Code that draws figures
--*--
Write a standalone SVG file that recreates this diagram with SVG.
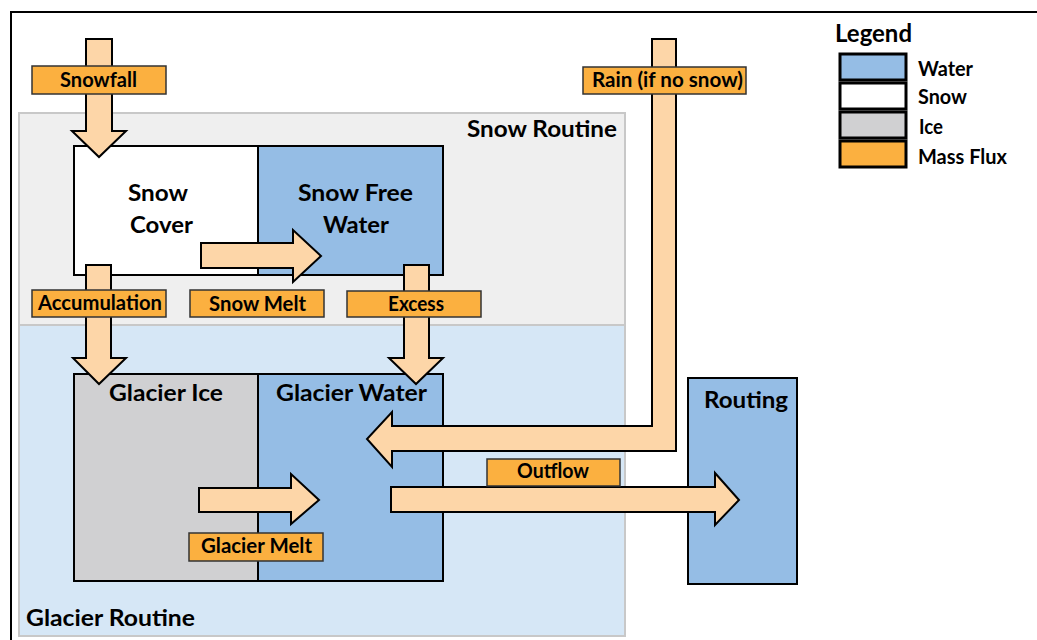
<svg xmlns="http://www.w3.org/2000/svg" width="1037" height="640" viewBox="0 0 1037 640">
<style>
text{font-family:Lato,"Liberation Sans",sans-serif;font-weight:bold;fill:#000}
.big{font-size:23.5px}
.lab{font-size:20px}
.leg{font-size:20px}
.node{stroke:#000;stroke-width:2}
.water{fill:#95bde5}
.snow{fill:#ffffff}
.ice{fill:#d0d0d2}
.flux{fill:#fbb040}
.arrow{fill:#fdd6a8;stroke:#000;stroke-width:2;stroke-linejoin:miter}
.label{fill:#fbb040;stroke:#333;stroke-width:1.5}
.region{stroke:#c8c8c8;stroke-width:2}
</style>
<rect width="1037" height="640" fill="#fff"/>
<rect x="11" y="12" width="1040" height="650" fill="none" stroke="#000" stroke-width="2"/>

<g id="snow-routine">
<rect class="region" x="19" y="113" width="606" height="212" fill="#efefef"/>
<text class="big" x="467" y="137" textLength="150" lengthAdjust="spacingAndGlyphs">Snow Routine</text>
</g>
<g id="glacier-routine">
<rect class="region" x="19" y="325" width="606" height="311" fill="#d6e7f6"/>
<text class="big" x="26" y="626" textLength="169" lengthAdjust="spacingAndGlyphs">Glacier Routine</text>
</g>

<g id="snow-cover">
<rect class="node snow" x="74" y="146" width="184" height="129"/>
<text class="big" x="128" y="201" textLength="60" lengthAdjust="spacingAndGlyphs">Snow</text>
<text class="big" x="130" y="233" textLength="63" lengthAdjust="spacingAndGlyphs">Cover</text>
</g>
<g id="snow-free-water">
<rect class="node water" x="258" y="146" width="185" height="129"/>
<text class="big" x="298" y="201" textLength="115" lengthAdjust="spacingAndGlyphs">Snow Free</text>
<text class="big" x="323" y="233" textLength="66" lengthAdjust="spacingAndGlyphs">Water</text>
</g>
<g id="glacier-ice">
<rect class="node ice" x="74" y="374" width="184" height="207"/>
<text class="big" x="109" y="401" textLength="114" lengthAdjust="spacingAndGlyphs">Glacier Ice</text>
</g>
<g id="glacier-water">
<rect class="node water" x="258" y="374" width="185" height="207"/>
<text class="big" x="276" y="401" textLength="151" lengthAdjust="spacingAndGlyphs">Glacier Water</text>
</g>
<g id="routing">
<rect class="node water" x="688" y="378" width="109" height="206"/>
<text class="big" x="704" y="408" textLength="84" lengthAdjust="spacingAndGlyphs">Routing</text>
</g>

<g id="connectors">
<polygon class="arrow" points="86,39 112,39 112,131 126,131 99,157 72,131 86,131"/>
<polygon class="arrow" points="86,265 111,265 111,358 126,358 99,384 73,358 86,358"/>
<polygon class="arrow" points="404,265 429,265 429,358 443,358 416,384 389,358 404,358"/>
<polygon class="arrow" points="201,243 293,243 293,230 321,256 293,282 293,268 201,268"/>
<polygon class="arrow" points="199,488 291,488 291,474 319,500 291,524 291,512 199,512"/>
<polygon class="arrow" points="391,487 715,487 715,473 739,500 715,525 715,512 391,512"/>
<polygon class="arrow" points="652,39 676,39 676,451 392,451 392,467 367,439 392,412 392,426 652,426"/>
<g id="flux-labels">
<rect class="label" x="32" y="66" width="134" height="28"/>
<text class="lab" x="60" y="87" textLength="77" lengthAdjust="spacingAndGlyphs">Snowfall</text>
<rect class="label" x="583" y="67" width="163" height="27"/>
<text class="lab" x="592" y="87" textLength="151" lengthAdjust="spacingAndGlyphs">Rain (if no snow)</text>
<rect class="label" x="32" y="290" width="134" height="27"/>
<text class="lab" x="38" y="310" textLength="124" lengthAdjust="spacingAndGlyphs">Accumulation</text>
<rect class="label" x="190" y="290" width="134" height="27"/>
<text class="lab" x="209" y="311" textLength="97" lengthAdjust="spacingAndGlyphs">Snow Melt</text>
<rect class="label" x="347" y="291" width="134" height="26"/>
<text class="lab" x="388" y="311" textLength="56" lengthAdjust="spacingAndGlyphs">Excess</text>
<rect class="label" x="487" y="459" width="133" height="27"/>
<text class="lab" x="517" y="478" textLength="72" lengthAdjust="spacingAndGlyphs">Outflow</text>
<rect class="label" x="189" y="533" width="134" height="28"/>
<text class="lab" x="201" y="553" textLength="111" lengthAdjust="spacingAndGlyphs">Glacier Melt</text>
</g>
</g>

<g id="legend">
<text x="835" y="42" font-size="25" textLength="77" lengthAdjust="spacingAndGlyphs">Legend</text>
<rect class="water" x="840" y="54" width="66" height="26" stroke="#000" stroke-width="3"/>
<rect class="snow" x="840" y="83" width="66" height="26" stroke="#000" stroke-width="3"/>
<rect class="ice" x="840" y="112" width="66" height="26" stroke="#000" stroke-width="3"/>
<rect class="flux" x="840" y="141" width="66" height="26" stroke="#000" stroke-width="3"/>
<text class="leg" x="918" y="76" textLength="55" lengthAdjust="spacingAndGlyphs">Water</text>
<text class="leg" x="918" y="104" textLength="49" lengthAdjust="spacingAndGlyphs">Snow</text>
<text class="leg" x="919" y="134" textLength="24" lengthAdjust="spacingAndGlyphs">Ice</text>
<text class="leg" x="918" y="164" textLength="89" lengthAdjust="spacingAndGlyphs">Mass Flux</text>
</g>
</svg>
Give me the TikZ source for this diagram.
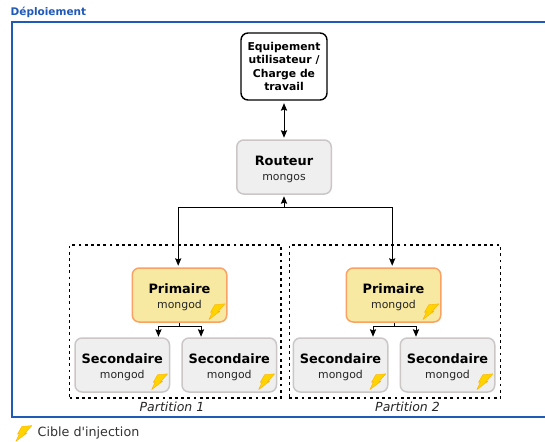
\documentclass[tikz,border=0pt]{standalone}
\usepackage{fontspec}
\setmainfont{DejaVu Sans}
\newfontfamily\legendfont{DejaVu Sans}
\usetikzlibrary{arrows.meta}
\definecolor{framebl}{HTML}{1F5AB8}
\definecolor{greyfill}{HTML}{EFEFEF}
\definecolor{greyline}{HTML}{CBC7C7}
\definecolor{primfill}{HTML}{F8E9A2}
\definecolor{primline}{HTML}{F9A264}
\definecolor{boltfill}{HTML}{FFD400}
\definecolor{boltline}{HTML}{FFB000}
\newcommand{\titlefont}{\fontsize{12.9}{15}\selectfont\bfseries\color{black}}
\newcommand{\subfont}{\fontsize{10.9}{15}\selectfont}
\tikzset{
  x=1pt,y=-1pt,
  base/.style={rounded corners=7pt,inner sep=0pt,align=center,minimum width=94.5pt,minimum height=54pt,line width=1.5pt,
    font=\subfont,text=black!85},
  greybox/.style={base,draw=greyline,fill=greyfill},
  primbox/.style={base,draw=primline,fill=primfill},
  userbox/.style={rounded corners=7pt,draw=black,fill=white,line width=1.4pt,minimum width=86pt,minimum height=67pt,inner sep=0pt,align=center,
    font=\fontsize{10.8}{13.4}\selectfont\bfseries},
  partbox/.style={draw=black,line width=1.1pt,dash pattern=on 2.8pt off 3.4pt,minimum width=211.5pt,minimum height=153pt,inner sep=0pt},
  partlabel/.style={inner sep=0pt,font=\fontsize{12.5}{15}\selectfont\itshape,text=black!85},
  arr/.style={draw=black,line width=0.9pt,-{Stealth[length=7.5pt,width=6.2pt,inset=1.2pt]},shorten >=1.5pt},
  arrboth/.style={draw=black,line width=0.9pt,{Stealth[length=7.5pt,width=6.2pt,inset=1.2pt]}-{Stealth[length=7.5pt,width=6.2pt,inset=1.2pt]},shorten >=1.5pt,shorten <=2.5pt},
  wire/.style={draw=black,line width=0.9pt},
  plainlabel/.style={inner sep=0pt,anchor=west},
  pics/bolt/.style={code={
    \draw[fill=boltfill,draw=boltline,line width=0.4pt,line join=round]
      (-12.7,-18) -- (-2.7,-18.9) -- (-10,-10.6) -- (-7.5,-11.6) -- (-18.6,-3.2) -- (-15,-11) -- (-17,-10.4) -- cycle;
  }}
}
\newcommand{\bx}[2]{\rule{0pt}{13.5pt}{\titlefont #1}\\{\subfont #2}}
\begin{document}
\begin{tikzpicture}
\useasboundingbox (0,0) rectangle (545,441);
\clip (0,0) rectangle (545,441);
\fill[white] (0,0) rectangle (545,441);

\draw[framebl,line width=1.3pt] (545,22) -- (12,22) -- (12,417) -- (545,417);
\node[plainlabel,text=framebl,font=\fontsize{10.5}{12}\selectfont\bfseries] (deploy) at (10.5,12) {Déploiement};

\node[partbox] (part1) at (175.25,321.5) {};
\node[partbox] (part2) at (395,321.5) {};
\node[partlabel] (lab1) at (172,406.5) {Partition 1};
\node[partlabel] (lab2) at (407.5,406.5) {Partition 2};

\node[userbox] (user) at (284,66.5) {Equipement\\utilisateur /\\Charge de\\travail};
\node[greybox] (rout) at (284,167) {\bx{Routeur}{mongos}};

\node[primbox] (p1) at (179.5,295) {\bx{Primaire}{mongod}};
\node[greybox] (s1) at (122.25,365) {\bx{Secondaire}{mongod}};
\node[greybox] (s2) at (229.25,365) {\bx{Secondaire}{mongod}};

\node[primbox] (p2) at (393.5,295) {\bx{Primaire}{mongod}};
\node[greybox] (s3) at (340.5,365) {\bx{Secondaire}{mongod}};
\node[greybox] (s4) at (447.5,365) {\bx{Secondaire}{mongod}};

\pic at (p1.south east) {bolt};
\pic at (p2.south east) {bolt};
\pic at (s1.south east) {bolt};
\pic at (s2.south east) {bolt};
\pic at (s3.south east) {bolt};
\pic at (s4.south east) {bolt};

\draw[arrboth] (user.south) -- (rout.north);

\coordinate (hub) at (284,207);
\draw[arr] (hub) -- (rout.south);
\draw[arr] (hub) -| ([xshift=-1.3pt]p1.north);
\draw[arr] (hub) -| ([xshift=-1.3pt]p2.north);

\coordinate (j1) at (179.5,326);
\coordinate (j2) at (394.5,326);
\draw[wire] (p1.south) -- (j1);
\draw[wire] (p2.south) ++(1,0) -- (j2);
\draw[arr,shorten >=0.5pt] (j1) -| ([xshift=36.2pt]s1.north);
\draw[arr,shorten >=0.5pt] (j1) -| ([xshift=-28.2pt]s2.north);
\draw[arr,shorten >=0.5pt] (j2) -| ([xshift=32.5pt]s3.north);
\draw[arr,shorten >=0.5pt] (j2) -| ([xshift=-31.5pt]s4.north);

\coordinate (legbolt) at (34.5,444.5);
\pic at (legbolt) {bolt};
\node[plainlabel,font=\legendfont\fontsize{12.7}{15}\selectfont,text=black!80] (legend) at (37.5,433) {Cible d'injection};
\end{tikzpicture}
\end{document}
--*--
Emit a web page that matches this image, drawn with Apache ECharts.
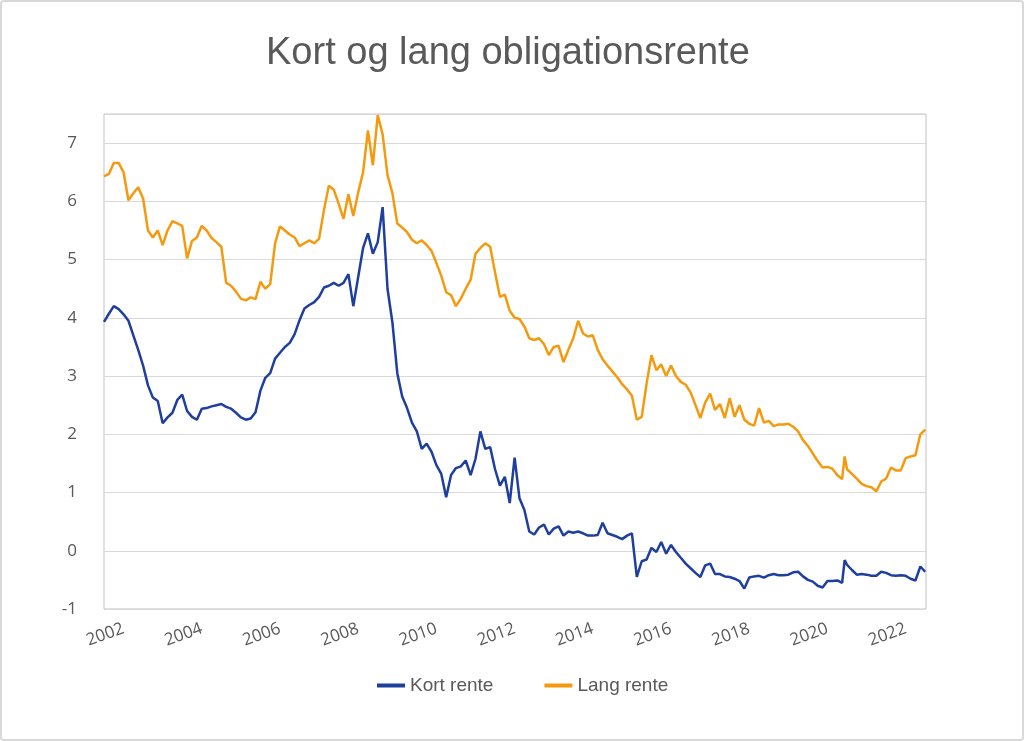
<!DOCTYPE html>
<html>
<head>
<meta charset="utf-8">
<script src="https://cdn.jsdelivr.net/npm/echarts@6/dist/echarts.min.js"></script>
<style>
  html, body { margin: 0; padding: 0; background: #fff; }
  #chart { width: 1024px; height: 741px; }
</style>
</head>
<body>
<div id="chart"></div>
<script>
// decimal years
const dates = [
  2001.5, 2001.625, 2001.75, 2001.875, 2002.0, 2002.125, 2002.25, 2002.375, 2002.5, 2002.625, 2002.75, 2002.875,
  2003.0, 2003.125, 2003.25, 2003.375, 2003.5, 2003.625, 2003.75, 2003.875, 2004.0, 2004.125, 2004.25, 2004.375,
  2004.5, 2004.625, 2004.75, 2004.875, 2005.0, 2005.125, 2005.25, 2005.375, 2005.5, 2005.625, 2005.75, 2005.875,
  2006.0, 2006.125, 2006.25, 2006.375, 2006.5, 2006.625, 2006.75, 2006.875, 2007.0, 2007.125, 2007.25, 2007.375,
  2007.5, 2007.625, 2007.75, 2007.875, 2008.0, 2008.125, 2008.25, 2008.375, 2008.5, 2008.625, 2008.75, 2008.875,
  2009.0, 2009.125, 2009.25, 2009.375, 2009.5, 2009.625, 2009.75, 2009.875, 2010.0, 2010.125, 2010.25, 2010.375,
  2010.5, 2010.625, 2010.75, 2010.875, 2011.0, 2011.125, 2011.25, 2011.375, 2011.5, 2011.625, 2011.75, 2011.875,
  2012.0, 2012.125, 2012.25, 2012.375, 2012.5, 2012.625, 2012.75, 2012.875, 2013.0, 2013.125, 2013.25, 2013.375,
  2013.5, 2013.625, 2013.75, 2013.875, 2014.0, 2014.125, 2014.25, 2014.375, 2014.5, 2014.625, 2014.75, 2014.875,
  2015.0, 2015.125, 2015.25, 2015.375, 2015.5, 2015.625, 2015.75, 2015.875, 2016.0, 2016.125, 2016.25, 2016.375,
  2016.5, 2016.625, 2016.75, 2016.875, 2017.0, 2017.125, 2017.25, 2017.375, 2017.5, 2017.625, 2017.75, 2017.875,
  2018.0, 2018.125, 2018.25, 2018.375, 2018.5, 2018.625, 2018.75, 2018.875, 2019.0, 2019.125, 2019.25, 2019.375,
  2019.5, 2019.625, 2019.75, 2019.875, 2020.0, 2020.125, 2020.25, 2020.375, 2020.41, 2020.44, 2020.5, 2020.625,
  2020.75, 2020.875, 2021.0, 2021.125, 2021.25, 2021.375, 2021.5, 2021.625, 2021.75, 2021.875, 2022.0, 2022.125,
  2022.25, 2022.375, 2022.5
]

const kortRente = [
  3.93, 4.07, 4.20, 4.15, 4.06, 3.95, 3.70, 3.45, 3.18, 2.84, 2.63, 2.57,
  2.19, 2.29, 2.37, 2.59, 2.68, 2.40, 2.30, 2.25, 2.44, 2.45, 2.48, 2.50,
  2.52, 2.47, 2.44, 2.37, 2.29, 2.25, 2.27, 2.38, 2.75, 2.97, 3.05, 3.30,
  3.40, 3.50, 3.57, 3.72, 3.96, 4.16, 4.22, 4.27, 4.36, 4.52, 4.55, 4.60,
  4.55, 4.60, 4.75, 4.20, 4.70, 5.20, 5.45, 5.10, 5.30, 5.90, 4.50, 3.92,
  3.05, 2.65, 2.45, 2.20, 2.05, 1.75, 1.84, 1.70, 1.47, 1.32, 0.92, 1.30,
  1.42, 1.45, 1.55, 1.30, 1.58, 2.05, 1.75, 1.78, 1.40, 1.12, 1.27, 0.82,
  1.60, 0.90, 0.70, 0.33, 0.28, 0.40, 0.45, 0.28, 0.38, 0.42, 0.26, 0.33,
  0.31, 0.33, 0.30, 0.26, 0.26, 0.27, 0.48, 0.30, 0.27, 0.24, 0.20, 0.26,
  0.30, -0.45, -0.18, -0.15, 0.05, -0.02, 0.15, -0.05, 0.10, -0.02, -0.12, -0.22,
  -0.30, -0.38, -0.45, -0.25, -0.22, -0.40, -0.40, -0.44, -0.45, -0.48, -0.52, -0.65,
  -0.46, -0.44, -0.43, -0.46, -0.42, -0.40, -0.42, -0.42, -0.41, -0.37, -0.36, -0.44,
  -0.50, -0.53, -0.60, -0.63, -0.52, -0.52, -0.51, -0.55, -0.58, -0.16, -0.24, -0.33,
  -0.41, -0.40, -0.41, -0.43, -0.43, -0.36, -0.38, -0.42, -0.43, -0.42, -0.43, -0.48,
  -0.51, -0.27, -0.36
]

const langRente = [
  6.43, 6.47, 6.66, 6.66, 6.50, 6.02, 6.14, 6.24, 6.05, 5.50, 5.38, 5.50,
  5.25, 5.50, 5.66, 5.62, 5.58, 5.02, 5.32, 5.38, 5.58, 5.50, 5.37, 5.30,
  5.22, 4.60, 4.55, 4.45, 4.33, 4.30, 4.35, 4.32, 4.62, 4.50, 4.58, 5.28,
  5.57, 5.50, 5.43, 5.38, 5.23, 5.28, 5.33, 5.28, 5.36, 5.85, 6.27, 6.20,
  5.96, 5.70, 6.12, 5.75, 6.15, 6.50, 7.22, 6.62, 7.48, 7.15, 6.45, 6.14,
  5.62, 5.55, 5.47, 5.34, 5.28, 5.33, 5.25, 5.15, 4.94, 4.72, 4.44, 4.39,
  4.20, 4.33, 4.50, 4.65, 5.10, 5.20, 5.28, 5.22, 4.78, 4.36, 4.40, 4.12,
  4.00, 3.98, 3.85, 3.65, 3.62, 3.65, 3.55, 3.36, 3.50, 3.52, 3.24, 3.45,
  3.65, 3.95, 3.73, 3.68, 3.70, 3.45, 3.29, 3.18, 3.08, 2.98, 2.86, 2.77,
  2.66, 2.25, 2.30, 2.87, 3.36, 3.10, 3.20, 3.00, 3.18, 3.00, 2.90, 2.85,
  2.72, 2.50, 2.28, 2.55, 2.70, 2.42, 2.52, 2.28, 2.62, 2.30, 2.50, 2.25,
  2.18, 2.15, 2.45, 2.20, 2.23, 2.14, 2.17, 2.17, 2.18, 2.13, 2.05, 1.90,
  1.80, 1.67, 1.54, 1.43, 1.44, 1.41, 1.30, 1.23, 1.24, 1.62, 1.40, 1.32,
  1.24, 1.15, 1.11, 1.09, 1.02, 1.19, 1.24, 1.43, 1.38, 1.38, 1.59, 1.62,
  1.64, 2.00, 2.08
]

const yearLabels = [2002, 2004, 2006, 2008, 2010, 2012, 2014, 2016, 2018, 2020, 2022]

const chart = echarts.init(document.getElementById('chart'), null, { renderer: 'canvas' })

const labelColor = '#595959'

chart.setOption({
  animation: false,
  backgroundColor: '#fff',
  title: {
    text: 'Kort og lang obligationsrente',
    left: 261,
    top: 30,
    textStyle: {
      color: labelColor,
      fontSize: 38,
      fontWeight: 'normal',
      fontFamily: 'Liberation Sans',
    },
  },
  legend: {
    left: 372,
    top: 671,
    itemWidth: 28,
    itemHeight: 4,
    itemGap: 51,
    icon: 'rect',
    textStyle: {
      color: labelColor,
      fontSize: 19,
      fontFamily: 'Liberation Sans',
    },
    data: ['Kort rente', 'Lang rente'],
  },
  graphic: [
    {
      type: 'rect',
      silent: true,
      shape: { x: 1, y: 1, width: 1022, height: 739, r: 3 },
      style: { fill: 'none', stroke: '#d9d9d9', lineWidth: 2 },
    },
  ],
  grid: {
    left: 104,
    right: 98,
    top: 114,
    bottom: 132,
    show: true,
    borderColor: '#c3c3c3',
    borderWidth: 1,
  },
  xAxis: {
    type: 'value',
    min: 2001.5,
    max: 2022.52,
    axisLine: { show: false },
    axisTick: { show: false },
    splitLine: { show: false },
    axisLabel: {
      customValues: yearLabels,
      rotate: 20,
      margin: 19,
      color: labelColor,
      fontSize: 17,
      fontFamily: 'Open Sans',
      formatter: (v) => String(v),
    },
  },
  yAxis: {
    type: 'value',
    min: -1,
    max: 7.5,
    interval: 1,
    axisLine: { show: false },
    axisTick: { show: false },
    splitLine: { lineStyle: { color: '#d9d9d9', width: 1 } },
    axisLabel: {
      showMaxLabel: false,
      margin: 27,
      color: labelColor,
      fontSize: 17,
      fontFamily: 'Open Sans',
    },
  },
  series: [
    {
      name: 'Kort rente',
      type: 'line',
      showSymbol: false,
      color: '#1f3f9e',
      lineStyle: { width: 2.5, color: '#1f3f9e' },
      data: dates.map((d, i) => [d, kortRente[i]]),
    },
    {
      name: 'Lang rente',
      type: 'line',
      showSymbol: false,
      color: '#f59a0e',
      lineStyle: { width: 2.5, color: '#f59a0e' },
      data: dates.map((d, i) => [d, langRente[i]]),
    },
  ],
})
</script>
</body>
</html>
--*--
### Task
Going through the entries above line by line, work out how many lines include the word "this". Only the number is required.

### Full response
3